### Exercise
Skip the pictures. Set down, word for word, the lines from the start of the material up to and including the line with "const yTicks = [0, 0.5, 1.0, 1.5, 2.0, 2.5];".
BEGIN
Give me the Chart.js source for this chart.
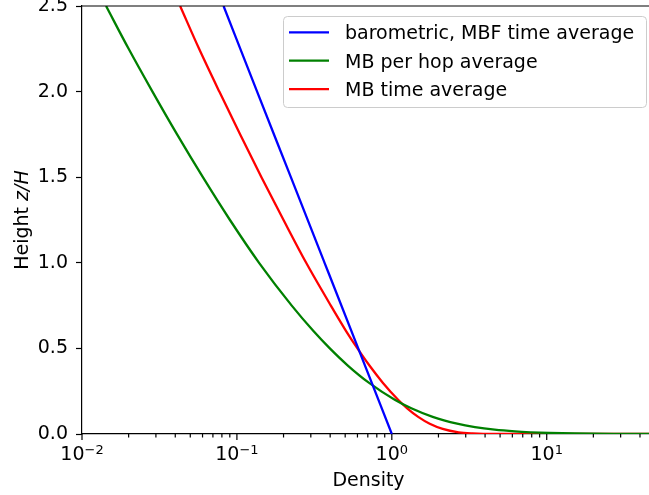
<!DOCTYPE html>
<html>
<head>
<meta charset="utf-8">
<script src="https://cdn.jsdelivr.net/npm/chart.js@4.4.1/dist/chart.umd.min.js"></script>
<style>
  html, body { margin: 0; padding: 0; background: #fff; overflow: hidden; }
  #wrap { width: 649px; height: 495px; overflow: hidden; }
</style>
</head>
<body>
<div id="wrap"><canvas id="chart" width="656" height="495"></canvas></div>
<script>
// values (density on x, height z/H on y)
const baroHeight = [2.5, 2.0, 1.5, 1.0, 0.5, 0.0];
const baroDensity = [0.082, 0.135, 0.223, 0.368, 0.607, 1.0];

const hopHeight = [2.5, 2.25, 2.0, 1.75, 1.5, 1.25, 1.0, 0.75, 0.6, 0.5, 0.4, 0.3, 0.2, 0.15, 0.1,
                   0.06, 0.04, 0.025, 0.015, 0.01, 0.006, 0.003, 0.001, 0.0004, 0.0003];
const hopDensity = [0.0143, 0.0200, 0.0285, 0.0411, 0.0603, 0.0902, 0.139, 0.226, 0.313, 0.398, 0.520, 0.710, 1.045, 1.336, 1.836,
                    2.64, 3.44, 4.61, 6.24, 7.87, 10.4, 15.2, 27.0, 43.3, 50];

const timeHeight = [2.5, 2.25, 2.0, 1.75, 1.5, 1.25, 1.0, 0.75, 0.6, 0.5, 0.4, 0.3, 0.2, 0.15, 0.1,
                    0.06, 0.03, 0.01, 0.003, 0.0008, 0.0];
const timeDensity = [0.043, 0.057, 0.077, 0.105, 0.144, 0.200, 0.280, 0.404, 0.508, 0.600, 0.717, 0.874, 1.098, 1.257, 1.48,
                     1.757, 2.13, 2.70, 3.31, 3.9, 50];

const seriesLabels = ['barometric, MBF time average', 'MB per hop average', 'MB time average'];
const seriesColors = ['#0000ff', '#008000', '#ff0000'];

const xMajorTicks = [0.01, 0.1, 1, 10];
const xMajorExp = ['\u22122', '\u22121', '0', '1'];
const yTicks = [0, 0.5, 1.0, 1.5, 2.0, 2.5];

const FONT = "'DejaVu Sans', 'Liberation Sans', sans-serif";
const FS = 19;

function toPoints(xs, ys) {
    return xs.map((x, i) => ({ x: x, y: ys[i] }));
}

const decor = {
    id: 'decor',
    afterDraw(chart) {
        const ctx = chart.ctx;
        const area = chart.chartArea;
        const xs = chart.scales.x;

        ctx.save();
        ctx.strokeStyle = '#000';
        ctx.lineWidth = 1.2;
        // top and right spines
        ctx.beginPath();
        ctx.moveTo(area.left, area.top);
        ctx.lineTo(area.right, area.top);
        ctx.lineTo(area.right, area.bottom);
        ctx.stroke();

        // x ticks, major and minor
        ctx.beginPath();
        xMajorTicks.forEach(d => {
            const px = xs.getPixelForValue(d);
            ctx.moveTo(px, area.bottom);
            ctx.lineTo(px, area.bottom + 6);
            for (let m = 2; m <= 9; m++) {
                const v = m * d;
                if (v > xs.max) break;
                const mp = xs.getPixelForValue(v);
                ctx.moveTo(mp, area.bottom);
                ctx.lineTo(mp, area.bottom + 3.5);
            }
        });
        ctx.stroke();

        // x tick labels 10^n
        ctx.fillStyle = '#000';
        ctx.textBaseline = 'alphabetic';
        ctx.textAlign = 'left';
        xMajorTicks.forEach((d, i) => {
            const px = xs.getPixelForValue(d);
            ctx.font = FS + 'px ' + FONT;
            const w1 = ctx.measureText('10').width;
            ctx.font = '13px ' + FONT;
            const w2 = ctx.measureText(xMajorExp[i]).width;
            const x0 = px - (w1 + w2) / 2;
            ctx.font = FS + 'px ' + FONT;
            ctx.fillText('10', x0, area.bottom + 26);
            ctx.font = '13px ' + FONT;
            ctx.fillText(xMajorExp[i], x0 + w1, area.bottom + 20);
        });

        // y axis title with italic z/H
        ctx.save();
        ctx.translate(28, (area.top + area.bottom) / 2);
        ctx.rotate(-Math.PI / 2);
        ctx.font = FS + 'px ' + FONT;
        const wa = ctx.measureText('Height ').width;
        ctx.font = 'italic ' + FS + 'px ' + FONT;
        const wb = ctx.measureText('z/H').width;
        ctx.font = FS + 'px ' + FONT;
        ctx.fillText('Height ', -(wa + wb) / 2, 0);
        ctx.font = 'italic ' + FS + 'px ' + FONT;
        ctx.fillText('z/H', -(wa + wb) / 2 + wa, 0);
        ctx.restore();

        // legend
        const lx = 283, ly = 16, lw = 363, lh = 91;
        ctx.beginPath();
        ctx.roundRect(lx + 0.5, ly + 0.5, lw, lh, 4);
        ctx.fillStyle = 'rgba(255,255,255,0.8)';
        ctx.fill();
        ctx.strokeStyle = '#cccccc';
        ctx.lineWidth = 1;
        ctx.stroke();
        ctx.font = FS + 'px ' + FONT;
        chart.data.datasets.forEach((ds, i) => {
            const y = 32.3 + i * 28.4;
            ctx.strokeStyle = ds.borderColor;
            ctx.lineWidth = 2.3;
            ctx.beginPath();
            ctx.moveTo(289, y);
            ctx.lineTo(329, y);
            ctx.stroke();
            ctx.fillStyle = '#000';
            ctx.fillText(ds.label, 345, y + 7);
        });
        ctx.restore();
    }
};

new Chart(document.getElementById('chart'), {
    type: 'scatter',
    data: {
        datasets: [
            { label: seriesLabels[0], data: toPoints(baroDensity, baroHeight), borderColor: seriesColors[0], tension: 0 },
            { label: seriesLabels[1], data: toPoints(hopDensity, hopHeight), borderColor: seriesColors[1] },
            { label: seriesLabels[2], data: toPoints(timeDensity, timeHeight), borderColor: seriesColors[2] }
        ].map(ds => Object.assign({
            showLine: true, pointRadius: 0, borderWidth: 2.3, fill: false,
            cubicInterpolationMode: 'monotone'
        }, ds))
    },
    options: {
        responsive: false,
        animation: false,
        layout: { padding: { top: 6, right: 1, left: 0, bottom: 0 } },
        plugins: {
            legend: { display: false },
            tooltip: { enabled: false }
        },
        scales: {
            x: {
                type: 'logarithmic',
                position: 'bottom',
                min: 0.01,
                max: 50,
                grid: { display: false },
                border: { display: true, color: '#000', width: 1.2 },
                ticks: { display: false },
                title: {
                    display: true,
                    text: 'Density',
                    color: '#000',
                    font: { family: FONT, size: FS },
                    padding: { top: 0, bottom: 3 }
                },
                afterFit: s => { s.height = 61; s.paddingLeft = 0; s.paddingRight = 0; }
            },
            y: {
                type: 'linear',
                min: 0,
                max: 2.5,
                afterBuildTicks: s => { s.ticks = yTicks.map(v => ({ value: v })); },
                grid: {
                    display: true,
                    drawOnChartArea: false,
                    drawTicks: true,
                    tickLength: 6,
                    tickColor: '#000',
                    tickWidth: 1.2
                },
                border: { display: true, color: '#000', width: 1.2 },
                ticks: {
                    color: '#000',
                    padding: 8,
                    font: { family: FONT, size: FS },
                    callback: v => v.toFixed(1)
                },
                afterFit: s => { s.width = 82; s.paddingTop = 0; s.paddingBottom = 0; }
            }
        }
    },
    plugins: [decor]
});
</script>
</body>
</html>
END
### Exercise response
Give me the Chart.js source for this chart.
<!DOCTYPE html>
<html>
<head>
<meta charset="utf-8">
<script src="https://cdn.jsdelivr.net/npm/chart.js@4.4.1/dist/chart.umd.min.js"></script>
<style>
  html, body { margin: 0; padding: 0; background: #fff; overflow: hidden; }
  #wrap { width: 649px; height: 495px; overflow: hidden; }
</style>
</head>
<body>
<div id="wrap"><canvas id="chart" width="656" height="495"></canvas></div>
<script>
// values (density on x, height z/H on y)
const baroHeight = [2.5, 2.0, 1.5, 1.0, 0.5, 0.0];
const baroDensity = [0.082, 0.135, 0.223, 0.368, 0.607, 1.0];

const hopHeight = [2.5, 2.25, 2.0, 1.75, 1.5, 1.25, 1.0, 0.75, 0.6, 0.5, 0.4, 0.3, 0.2, 0.15, 0.1,
                   0.06, 0.04, 0.025, 0.015, 0.01, 0.006, 0.003, 0.001, 0.0004, 0.0003];
const hopDensity = [0.0143, 0.0200, 0.0285, 0.0411, 0.0603, 0.0902, 0.139, 0.226, 0.313, 0.398, 0.520, 0.710, 1.045, 1.336, 1.836,
                    2.64, 3.44, 4.61, 6.24, 7.87, 10.4, 15.2, 27.0, 43.3, 50];

const timeHeight = [2.5, 2.25, 2.0, 1.75, 1.5, 1.25, 1.0, 0.75, 0.6, 0.5, 0.4, 0.3, 0.2, 0.15, 0.1,
                    0.06, 0.03, 0.01, 0.003, 0.0008, 0.0];
const timeDensity = [0.043, 0.057, 0.077, 0.105, 0.144, 0.200, 0.280, 0.404, 0.508, 0.600, 0.717, 0.874, 1.098, 1.257, 1.48,
                     1.757, 2.13, 2.70, 3.31, 3.9, 50];

const seriesLabels = ['barometric, MBF time average', 'MB per hop average', 'MB time average'];
const seriesColors = ['#0000ff', '#008000', '#ff0000'];

const xMajorTicks = [0.01, 0.1, 1, 10];
const xMajorExp = ['\u22122', '\u22121', '0', '1'];
const yTicks = [0, 0.5, 1.0, 1.5, 2.0, 2.5];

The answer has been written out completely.